Anche la call ha virato destinatari: a formarne l’entourage stavolta non sono più gli artisti, ma i curatori. Le Dictateur n° 6 sceglie infatti di lasciare spazio a quella che definisce la più urgente delle opere: la curatela, intesa non come scarna amministrazione dell’era post-industriale, ma come nuova forma di intermediazione artistica. A dimostrarlo, 27 curatori internazionali e un compito con un’unica regola: descrivere l’ipotesi della loro mostra perfetta usando unicamente le parole, imbastendo intere esposizioni con la sola arma del linguaggio scritto.
Perché farlo? L’arte, narrazione visiva per eccellenza, si è vista sottrarre l’egemonia nella produzione delle immagini, ora appannaggio di quasi ogni altro campo o mezzo. Forse è anche per quest’odierna bulimia visiva che Le Dictateur n° 6 ha scelto di tornare al verbo, quasi come una sottile forma di abdicazione. Dell’immagine resta solo il fantasma, l’ombra, tradotta con riquadri neri che accompagnano l’intera pubblicazione e che suggeriscono un’aura suprematista. La rimozione del visivo ci spinge verso l’arte attraverso un unico e primordiale tramite: l’immaginazione, ciò che ci rende uomini alla ricerca di essere dei.
In questo stadio zero dell’imago, si muovono i curatori e le loro narrazioni. Per citarne qualcuno, Antonio Grulli immagina, ad esempio, una Mostra d’arte degenerata senza fine, come quella voluta da Hitler per emarginare l’arte degenere, che condensò – senza saperlo – i più grandi artisti tra i due secoli. Chiara Parisi, ispirata da Chris Burden, celebra il pane, nutrimento iconico che non conosce barriera di tempo né di spazio. Domitilla Dardi opta per il design e il valore narrativo degli oggetti-testimoni dell’uomo, raccontati grazie all’innesto con la letteratura.
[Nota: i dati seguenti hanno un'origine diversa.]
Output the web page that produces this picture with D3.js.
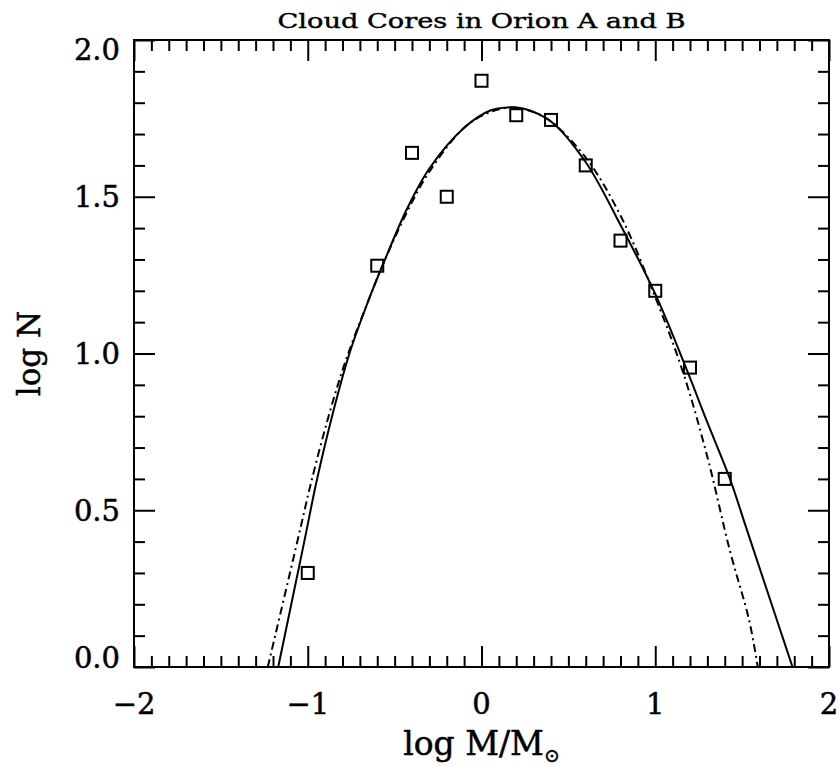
<!DOCTYPE html>
<html>
<head>
<meta charset="utf-8">
<script src="https://cdn.jsdelivr.net/npm/d3@7/dist/d3.min.js"></script>
<style>
  html, body { margin: 0; padding: 0; background: #fff; }
  svg { display: block; }
  text { font-family: "DejaVu Serif", "Liberation Serif", serif; fill: #000; }
</style>
</head>
<body>
<svg id="chart" width="838" height="766"></svg>
<script>
// Binned core mass function: log M (bin centre) and log N
const logMass = [-1.0, -0.6, -0.4, -0.2, 0.0, 0.2, 0.4, 0.6, 0.8, 1.0, 1.2, 1.4];
const logN    = [0.30, 1.28, 1.64, 1.50, 1.87, 1.76, 1.745, 1.60, 1.36, 1.20, 0.955, 0.60];

// Fitted model curve (solid)
const solidFitX = [-1.17, -1.02, -0.95, -0.86, -0.76, -0.65, -0.57, -0.43, -0.30, -0.10, 0.05, 0.15, 0.25, 0.40, 0.60, 0.80, 1.00, 1.18, 1.30, 1.43, 1.52, 1.61, 1.70, 1.79];
const solidFitY = [0.00, 0.40, 0.59, 0.80, 1.00, 1.17, 1.28, 1.46, 1.59, 1.72, 1.775, 1.785, 1.78, 1.74, 1.61, 1.41, 1.19, 0.95, 0.78, 0.60, 0.45, 0.30, 0.15, 0.00];

// Lognormal fit (dash-dot)
const dashFitX = [-1.23, -1.06, -0.98, -0.88, -0.78, -0.65, -0.57, -0.43, -0.30, -0.10, 0.05, 0.18, 0.30, 0.40, 0.60, 0.80, 1.00, 1.16, 1.30, 1.43, 1.54, 1.59];
const dashFitY = [0.00, 0.40, 0.59, 0.80, 0.98, 1.17, 1.28, 1.45, 1.58, 1.72, 1.77, 1.785, 1.77, 1.74, 1.625, 1.44, 1.18, 0.94, 0.67, 0.37, 0.15, 0.00];

// Axis ticks
const xMajorTicks = [-2, -1, 0, 1, 2];
const xTickLabels = ["\u22122", "\u22121", "0", "1", "2"];
const yMajorTicks = [0, 0.5, 1.0, 1.5, 2.0];
const yTickLabels = ["0.0", "0.5", "1.0", "1.5", "2.0"];

const titleText = "Cloud Cores in Orion A and B";

const W = 838, H = 766;
const plot = { left: 134, top: 40, right: 829, bottom: 667 };

const svg = d3.select("#chart");

const x = d3.scaleLinear().domain([-2, 2]).range([plot.left, plot.right]);
const y = d3.scaleLinear().domain([0, 2]).range([plot.bottom, plot.top]);

const majorLen = 21, minorLen = 11;
const xMinor = d3.range(-20, 21).map(d => d / 10).filter(v => !xMajorTicks.some(m => Math.abs(m - v) < 1e-9));
const yMinor = d3.range(0, 21).map(d => d / 10).filter(v => !yMajorTicks.some(m => Math.abs(m - v) < 1e-9));

// Axes on all four sides, ticks pointing inward, labels drawn separately
function drawAxis(axisGen, tx, ty) {
  const g = svg.append("g").attr("transform", `translate(${tx},${ty})`).call(axisGen);
  g.selectAll("text").remove();
  g.select(".domain").remove();
  g.selectAll("line").attr("stroke", "#000").attr("stroke-width", 2);
  return g;
}
// bottom
drawAxis(d3.axisTop(x).tickValues(xMajorTicks).tickSize(majorLen), 0, plot.bottom);
drawAxis(d3.axisTop(x).tickValues(xMinor).tickSize(minorLen), 0, plot.bottom);
// top
drawAxis(d3.axisBottom(x).tickValues(xMajorTicks).tickSize(majorLen), 0, plot.top);
drawAxis(d3.axisBottom(x).tickValues(xMinor).tickSize(minorLen), 0, plot.top);
// left
drawAxis(d3.axisRight(y).tickValues(yMajorTicks).tickSize(majorLen), plot.left, 0);
drawAxis(d3.axisRight(y).tickValues(yMinor).tickSize(minorLen), plot.left, 0);
// right
drawAxis(d3.axisLeft(y).tickValues(yMajorTicks).tickSize(majorLen), plot.right, 0);
drawAxis(d3.axisLeft(y).tickValues(yMinor).tickSize(minorLen), plot.right, 0);

// Frame
svg.append("rect")
  .attr("x", plot.left).attr("y", plot.top)
  .attr("width", plot.right - plot.left).attr("height", plot.bottom - plot.top)
  .attr("fill", "none").attr("stroke", "#000").attr("stroke-width", 2);

// Tick labels
const labelSize = 29, capH = 21;
svg.append("g").selectAll("text").data(yMajorTicks).join("text")
  .attr("x", 120)
  .attr("y", d => {
    let c = y(d);
    c = Math.max(plot.top + 9, Math.min(plot.bottom - 10, c));
    return c + capH / 2;
  })
  .attr("text-anchor", "end")
  .attr("font-size", labelSize)
  .attr("stroke", "#000").attr("stroke-width", 0.5)
  .text((d, i) => yTickLabels[i]);

svg.append("g").selectAll("text").data(xMajorTicks).join("text")
  .attr("x", d => x(d))
  .attr("y", plot.bottom + 47)
  .attr("text-anchor", "middle")
  .attr("font-size", labelSize)
  .attr("stroke", "#000").attr("stroke-width", 0.5)
  .text((d, i) => xTickLabels[i]);

// Title
svg.append("text")
  .attr("x", (plot.left + plot.right) / 2)
  .attr("y", 28)
  .attr("text-anchor", "middle")
  .attr("font-size", 20)
  .attr("stroke", "#000").attr("stroke-width", 0.4)
  .attr("textLength", 408)
  .attr("lengthAdjust", "spacingAndGlyphs")
  .text(titleText);

// Axis titles
const xt = svg.append("text")
  .attr("x", (plot.left + plot.right) / 2)
  .attr("y", 755)
  .attr("text-anchor", "middle")
  .attr("font-size", 33)
  .attr("stroke", "#000").attr("stroke-width", 0.5);
xt.append("tspan").text("log M/M");
xt.append("tspan").attr("font-size", 19).attr("dy", 7).text("\u2299");

svg.append("text")
  .attr("transform", `translate(40,${(plot.top + plot.bottom) / 2}) rotate(-90)`)
  .attr("text-anchor", "middle")
  .attr("font-size", 31)
  .attr("stroke", "#000").attr("stroke-width", 0.5)
  .text("log N");

// Fitted curves, clipped to the plot box
svg.append("clipPath").attr("id", "plotClip")
  .append("rect")
  .attr("x", plot.left).attr("y", plot.top)
  .attr("width", plot.right - plot.left).attr("height", plot.bottom - plot.top);

const line = d3.line().x(d => x(d[0])).y(d => y(d[1])).curve(d3.curveCatmullRom.alpha(0.5));

const curves = svg.append("g").attr("clip-path", "url(#plotClip)");
curves.append("path")
  .datum(dashFitX.map((v, i) => [v, dashFitY[i]]))
  .attr("d", line)
  .attr("fill", "none").attr("stroke", "#000").attr("stroke-width", 2)
  .attr("stroke-dasharray", "8,4,2,4");
curves.append("path")
  .datum(solidFitX.map((v, i) => [v, solidFitY[i]]))
  .attr("d", line)
  .attr("fill", "none").attr("stroke", "#000").attr("stroke-width", 2);

// Data points: open squares
const sq = 12;
svg.append("g").selectAll("rect").data(logMass.map((v, i) => [v, logN[i]])).join("rect")
  .attr("x", d => x(d[0]) - sq / 2)
  .attr("y", d => y(d[1]) - sq / 2)
  .attr("width", sq).attr("height", sq)
  .attr("fill", "none").attr("stroke", "#000").attr("stroke-width", 2);
</script>
</body>
</html>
Per Luca Lo Pinto è il cimitero di San Michele a Venezia il luogo perfetto: un piano sequenza di epigrafi, emblema della ciclicità nonché della fermezza della vita, dove le opere diventano fantasmi di un tempo che fu e che è. Marinella Paderni parte dalle esperienze dei Situazionisti per ideare una sorta di caccia al tesoro nella città, ispirata dai binomi sperimentati in epoca covid: assenza e presenza, libertà e limite, luce e tenebre. E ancora, Mariuccia Casadio preferisce ad una mostra sui contenuti, una sulle cornici: una riflessione sui layout dell’arte, essenziali contenitori ed espositori del segno.
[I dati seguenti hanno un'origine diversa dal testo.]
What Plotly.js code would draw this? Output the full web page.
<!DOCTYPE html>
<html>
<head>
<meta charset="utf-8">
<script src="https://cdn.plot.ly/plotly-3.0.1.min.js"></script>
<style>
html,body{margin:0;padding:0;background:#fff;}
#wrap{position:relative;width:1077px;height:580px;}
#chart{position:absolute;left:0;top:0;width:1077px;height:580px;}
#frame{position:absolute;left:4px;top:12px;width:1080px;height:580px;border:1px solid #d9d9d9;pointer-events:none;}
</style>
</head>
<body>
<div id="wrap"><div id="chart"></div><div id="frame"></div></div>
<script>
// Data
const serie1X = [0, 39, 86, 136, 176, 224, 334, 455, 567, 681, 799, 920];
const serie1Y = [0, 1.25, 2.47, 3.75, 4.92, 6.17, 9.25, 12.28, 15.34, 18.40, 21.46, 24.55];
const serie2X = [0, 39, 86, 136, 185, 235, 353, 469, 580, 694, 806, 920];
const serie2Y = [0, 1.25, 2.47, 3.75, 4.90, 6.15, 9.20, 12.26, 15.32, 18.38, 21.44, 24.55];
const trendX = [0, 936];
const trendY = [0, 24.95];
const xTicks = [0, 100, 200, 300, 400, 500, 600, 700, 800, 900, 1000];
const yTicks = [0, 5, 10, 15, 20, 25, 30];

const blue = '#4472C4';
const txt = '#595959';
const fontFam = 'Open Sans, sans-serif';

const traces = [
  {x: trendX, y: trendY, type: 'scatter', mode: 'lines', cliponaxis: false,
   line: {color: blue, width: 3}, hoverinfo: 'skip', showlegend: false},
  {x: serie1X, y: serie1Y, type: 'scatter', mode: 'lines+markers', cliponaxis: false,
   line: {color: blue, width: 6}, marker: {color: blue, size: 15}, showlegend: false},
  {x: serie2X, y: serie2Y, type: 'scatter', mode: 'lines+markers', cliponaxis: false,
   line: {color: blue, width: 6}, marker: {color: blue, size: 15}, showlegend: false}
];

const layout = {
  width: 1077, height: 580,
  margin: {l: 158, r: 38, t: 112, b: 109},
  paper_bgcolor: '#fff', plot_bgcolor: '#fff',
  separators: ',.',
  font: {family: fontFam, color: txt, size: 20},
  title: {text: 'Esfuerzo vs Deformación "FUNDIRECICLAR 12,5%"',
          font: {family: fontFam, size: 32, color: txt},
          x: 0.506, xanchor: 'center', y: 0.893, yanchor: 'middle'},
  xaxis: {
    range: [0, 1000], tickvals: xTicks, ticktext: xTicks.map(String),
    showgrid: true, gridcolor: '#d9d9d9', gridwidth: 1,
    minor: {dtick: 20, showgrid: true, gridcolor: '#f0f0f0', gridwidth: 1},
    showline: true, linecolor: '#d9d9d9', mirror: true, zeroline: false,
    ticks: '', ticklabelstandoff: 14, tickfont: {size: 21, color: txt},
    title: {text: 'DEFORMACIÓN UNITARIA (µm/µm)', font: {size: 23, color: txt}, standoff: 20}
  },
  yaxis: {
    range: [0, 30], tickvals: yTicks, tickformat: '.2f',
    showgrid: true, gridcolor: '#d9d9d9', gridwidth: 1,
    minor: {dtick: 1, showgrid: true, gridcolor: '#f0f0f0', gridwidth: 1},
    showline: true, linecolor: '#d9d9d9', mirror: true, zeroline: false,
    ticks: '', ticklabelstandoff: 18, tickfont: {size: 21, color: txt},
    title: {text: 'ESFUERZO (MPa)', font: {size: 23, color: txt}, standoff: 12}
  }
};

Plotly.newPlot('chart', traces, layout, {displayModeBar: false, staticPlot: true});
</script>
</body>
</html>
Al termine di questa full immersion in mostre ipotetiche, ci accorgiamo che è stato grazie all’iniziale limite – il tacere delle immagini – che sono nate queste micro possibilità di libertà. Se è vero che l’uomo è nato in cattività e non è fatto per la foresta, forse è anche vero che sono proprio quegli interstizi fugaci che ci guadagniamo e in cui seminiamo a renderci grandi pur nella miseria. Senza immagini, ciascuna proposta non può che realizzarsi nel noumeno, lì dove ogni cosa può esistere restando aperta.